WHAT IS EXPECTED: State the number of lines, and only that number, in which the word "matplotlib" appears.

DATA SECTION:
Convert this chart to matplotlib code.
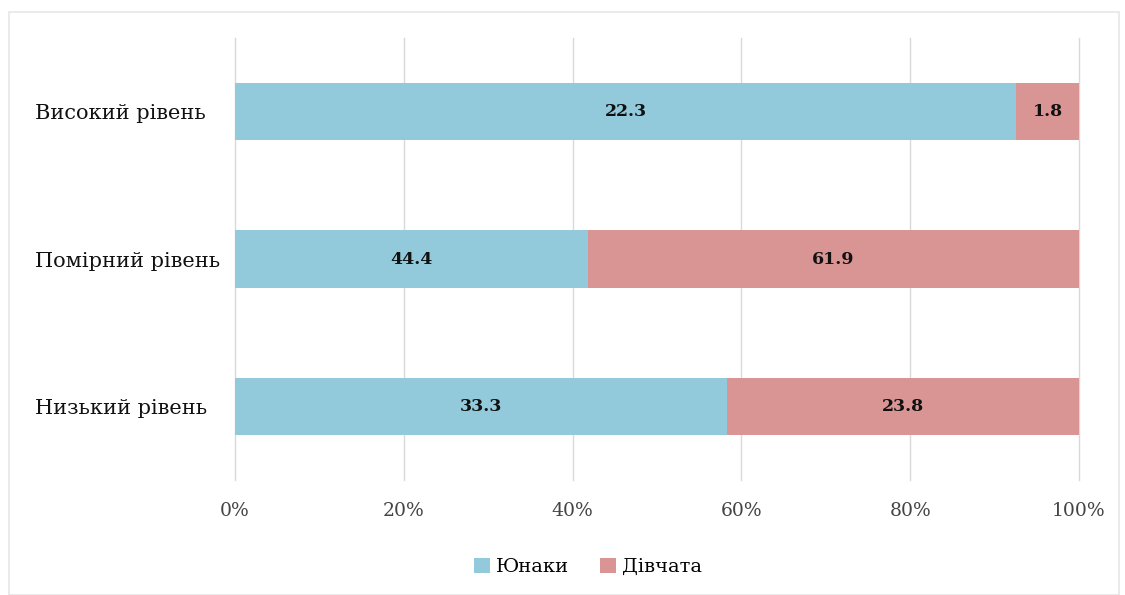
import matplotlib
matplotlib.use('Agg')
from matplotlib import pyplot as plt
from matplotlib.patches import Rectangle
from matplotlib.ticker import PercentFormatter

plt.rcParams['font.family'] = ['DejaVu Serif']

categories = ['Низький рівень', 'Помірний рівень', 'Високий рівень']
boys = [33.3, 44.4, 22.3]
girls = [23.8, 61.9, 1.8]
series_names = ['Юнаки', 'Дівчата']

totals = [b + g for b, g in zip(boys, girls)]
boys_pct = [b / t * 100 for b, t in zip(boys, totals)]
girls_pct = [g / t * 100 for g, t in zip(girls, totals)]

fig = plt.figure(figsize=(11.25, 5.95), dpi=100)
fig.patches.append(Rectangle((9 / 1125, 0), 1110 / 1125, 583 / 595, transform=fig.transFigure,
                             fill=False, edgecolor='#e6e6e6', linewidth=1.2))
ax = fig.add_axes([235 / 1125, 1 - 480 / 595, 844 / 1125, 442 / 595])

y = range(len(categories))
b1 = ax.barh(y, boys_pct, height=0.39, color='#92cadb', label=series_names[0], zorder=3)
b2 = ax.barh(y, girls_pct, left=boys_pct, height=0.39, color='#d99594', label=series_names[1], zorder=3)

for bars, vals in ((b1, boys), (b2, girls)):
    for rect, v in zip(bars, vals):
        ax.text(rect.get_x() + rect.get_width() / 2, rect.get_y() + rect.get_height() / 2,
                f'{v:.1f}', ha='center', va='center', fontsize=12.5, fontweight='bold', color='#111111')

ax.set_xlim(0, 100)
ax.set_ylim(-0.5, 2.5)
ax.set_xticks(range(0, 101, 20))
ax.xaxis.set_major_formatter(PercentFormatter(decimals=0))
ax.set_yticks(list(y))
ax.set_yticklabels(categories, fontsize=15, color='#111111')
for lbl in ax.get_yticklabels():
    lbl.set_ha('left')
ax.tick_params(axis='x', labelsize=13.5, colors='#444444', length=0, pad=16)
ax.tick_params(axis='y', length=0, pad=144)
ax.grid(axis='x', color='#d9d9d9', linewidth=1, zorder=0)
for gl in ax.xaxis.get_gridlines():
    gl.set_clip_on(False)
for s in ax.spines.values():
    s.set_visible(False)

fig.legend(loc='center', bbox_to_anchor=(588 / 1125, 1 - 567 / 595), ncol=2, frameon=False,
           fontsize=14, handlelength=0.8, handleheight=0.8, handletextpad=0.3, columnspacing=1.6)

fig.savefig('out.png', dpi=100)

ANSWER: 6